According to Eamon Meehan, the Director of Trocaire: "Current climate impacts are already too much for the communities that we work with. Today, 9.7 million people in Ethiopia are in need of food aid due to drought, exacerbated by climate change and El Niño.
"To fail to deliver on the commitments made in Paris is to knowingly condemn these women, men and children to even further suffering. This is something we simply cannot accept. Divesting the Ireland Strategic Investment Fund of its investments in fossil fuels would send a powerful signal of intent to people in Ireland, and people around the world, that Ireland is serious about the commitments made in Paris last year."

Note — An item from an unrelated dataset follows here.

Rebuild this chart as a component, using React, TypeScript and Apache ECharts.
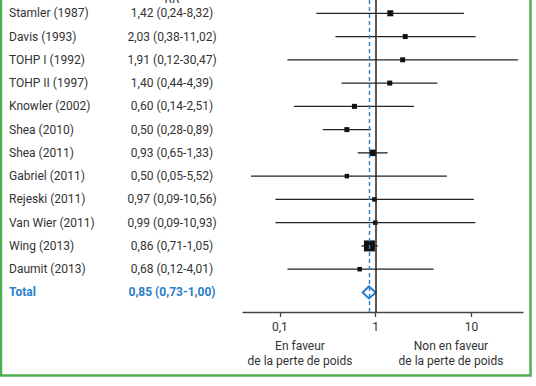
import React, { useEffect, useRef } from "react";
import * as echarts from "echarts";

const studies = [
  "Stamler (1987)",
  "Davis (1993)",
  "TOHP I (1992)",
  "TOHP II (1997)",
  "Knowler (2002)",
  "Shea (2010)",
  "Shea (2011)",
  "Gabriel (2011)",
  "Rejeski (2011)",
  "Van Wier (2011)",
  "Wing (2013)",
  "Daumit (2013)",
];
const rrValues = [1.42, 2.03, 1.91, 1.4, 0.6, 0.5, 0.93, 0.5, 0.97, 0.99, 0.86, 0.68];
const ciLow = [0.24, 0.38, 0.12, 0.44, 0.14, 0.28, 0.65, 0.05, 0.09, 0.09, 0.71, 0.12];
const ciHigh = [8.32, 11.02, 30.47, 4.39, 2.51, 0.89, 1.33, 5.52, 10.56, 10.93, 1.05, 4.01];
const weights = [6, 5, 5, 5, 5, 5, 6.5, 4.5, 4.5, 4.5, 11, 4.5];

const totalName = "Total";
const totalRR = 0.85;
const totalLow = 0.73;
const totalHigh = 1.0;

const tickValues = [0.1, 1, 10];
const tickLabels = ["0,1", "1", "10"];
const headerRR = "RR";
const favourLeft = "En faveur\nde la perte de poids";
const favourRight = "Non en faveur\nde la perte de poids";

const fmt = (v: number) => v.toFixed(2).replace(".", ",");
const ciText = (r: number, l: number, h: number) => `${fmt(r)} (${fmt(l)}-${fmt(h)})`;

const FONT = "Roboto, 'DejaVu Sans', sans-serif";
const TEXT_COLOR = "#333333";
const BLUE = "#2a7fc9";

export default function App() {
  const ref = useRef<HTMLDivElement>(null);

  useEffect(() => {
    if (!ref.current) return;
    const chart = echarts.init(ref.current, null, { renderer: "svg" });

    const names = [...studies, totalName];
    const texts = [
      ...rrValues.map((r, i) => ciText(r, ciLow[i], ciHigh[i])),
      ciText(totalRR, totalLow, totalHigh),
    ];
    const data = rrValues.map((r, i) => [
      i,
      Math.log10(ciLow[i]),
      Math.log10(r),
      Math.log10(ciHigh[i]),
      weights[i],
      0,
    ]);
    data.push([
      studies.length,
      Math.log10(totalLow),
      Math.log10(totalRR),
      Math.log10(totalHigh),
      0,
      1,
    ]);

    const logTicks = tickValues.map((v) => Math.log10(v));

    const option: any = {
      animation: false,
      backgroundColor: "#ffffff",
      grid: { left: 243, width: 280, top: 0, bottom: 74 },
      xAxis: {
        type: "value",
        min: -1.384,
        max: 1.536,
        axisLine: { show: true, onZero: false, lineStyle: { color: "#444", width: 1.3 } },
        axisTick: {
          show: true,
          customValues: logTicks,
          length: 5,
          inside: false,
          lineStyle: { color: "#444", width: 1.3 },
        },
        axisLabel: {
          show: true,
          customValues: logTicks,
          margin: 9,
          color: TEXT_COLOR,
          fontSize: 12,
          fontFamily: FONT,
          formatter: (v: number) => {
            let best = 0;
            logTicks.forEach((t, i) => {
              if (Math.abs(t - v) < Math.abs(logTicks[best] - v)) best = i;
            });
            return tickLabels[best];
          },
        },
        splitLine: { show: false },
      },
      yAxis: {
        type: "value",
        inverse: true,
        min: -0.571,
        max: 12.84,
        show: false,
        splitLine: { show: false },
      },
      series: [
        {
          type: "line",
          data: [],
          silent: true,
          markLine: {
            silent: true,
            symbol: "none",
            label: { show: false },
            data: [
              { xAxis: 0, lineStyle: { color: "#222", width: 1.5, type: "solid" } },
              {
                xAxis: Math.log10(totalRR),
                lineStyle: { color: BLUE, width: 1.4, type: [4, 3], opacity: 1 },
              },
            ],
          },
        },
        {
          type: "custom",
          clip: false,
          silent: true,
          encode: { x: [1, 2, 3], y: 0 },
          data,
          renderItem: (params: any, api: any) => {
            const idx = api.value(0);
            const lo = api.value(1);
            const rr = api.value(2);
            const hi = api.value(3);
            const size = api.value(4);
            const isTotal = api.value(5) === 1;
            const pLo = api.coord([lo, idx]);
            const pRR = api.coord([rr, idx]);
            const pHi = api.coord([hi, idx]);
            const y = pRR[1];
            const children: any[] = [];
            if (isTotal) {
              children.push({
                type: "polygon",
                shape: {
                  points: [
                    [pLo[0], y],
                    [pRR[0], y - 6],
                    [pHi[0], y],
                    [pRR[0], y + 6],
                  ],
                },
                style: { stroke: BLUE, lineWidth: 2, fill: "none" },
              });
            } else {
              children.push({
                type: "line",
                shape: { x1: pLo[0], y1: y, x2: pHi[0], y2: y },
                style: { stroke: "#222", lineWidth: 1.3 },
              });
              children.push({
                type: "rect",
                shape: { x: pRR[0] - size / 2, y: y - size / 2, width: size, height: size },
                style: { fill: "#111" },
              });
            }
            children.push({
              type: "text",
              x: 9,
              y,
              style: {
                text: names[idx],
                fill: isTotal ? BLUE : TEXT_COLOR,
                fontSize: 12,
                fontFamily: FONT,
                fontWeight: isTotal ? "bold" : "normal",
                align: "left",
                verticalAlign: "middle",
              },
            });
            children.push({
              type: "text",
              x: 172,
              y,
              style: {
                text: texts[idx],
                fill: isTotal ? BLUE : TEXT_COLOR,
                fontSize: 12,
                fontFamily: FONT,
                fontWeight: isTotal ? "bold" : "normal",
                align: "center",
                verticalAlign: "middle",
              },
            });
            return { type: "group", children };
          },
        },
      ],
      graphic: [
        {
          type: "rect",
          silent: true,
          shape: { x: 1, y: -5, width: 529.5, height: 380.5 },
          style: { fill: "none", stroke: "#4caf50", lineWidth: 2.5 },
        },
        {
          type: "text",
          x: 172,
          y: -1,
          style: {
            text: headerRR,
            fill: TEXT_COLOR,
            fontSize: 12,
            fontFamily: FONT,
            align: "center",
            verticalAlign: "middle",
          },
        },
        {
          type: "text",
          x: 300,
          y: 338.5,
          style: {
            text: favourLeft,
            fill: TEXT_COLOR,
            fontSize: 12,
            fontFamily: FONT,
            align: "center",
            verticalAlign: "top",
            lineHeight: 15,
          },
        },
        {
          type: "text",
          x: 451,
          y: 338.5,
          style: {
            text: favourRight,
            fill: TEXT_COLOR,
            fontSize: 12,
            fontFamily: FONT,
            align: "center",
            verticalAlign: "top",
            lineHeight: 15,
          },
        },
      ],
    };

    chart.setOption(option);
    return () => chart.dispose();
  }, []);

  return (
    <div
      ref={ref}
      style={{ position: "fixed", left: 0, top: 0, width: 536, height: 386 }}
    />
  );
}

The ISIF have previously confirmed that holdings in fossil fuel companies are legacy investments and are being reviewed on a phased basis. It also should be noted that they invest in more 'green' companies than other similar funds around the world.
National Mitigation Plan
However, as long as the State retains a financial stake in companies that are changing the global climate, it is hypocritical of the Government or any Minister to boast about the country’s commitment to a cleaner, greener future.
All of this heaps more pressure on Minister Denis Naughten. He is due to publish a National Mitigation Plan which will set out Ireland’s path to meeting green house gas commitments. We are currently due to miss those targets as outlined.
"President Trump is saying very concerning things about his intentions with regard to climate action," says Phil Kearney, Chair of the An Taisce Climate Change Committee. "In Ireland, on the other hand, politicians are saying lots about our commitment to climate change, but in reality we’re moving in the wrong direction.
"Carbon emissions and energy use rose in Ireland last year. The credibility of Minister Naughten’s National Mitigation Plan due to be published this week will be seriously in question if it fails to chart a pathway to Ireland meeting the commitments it signed up to in Paris."
Trinity College have proven themselves to be on the right side of history. Will the State follow suit?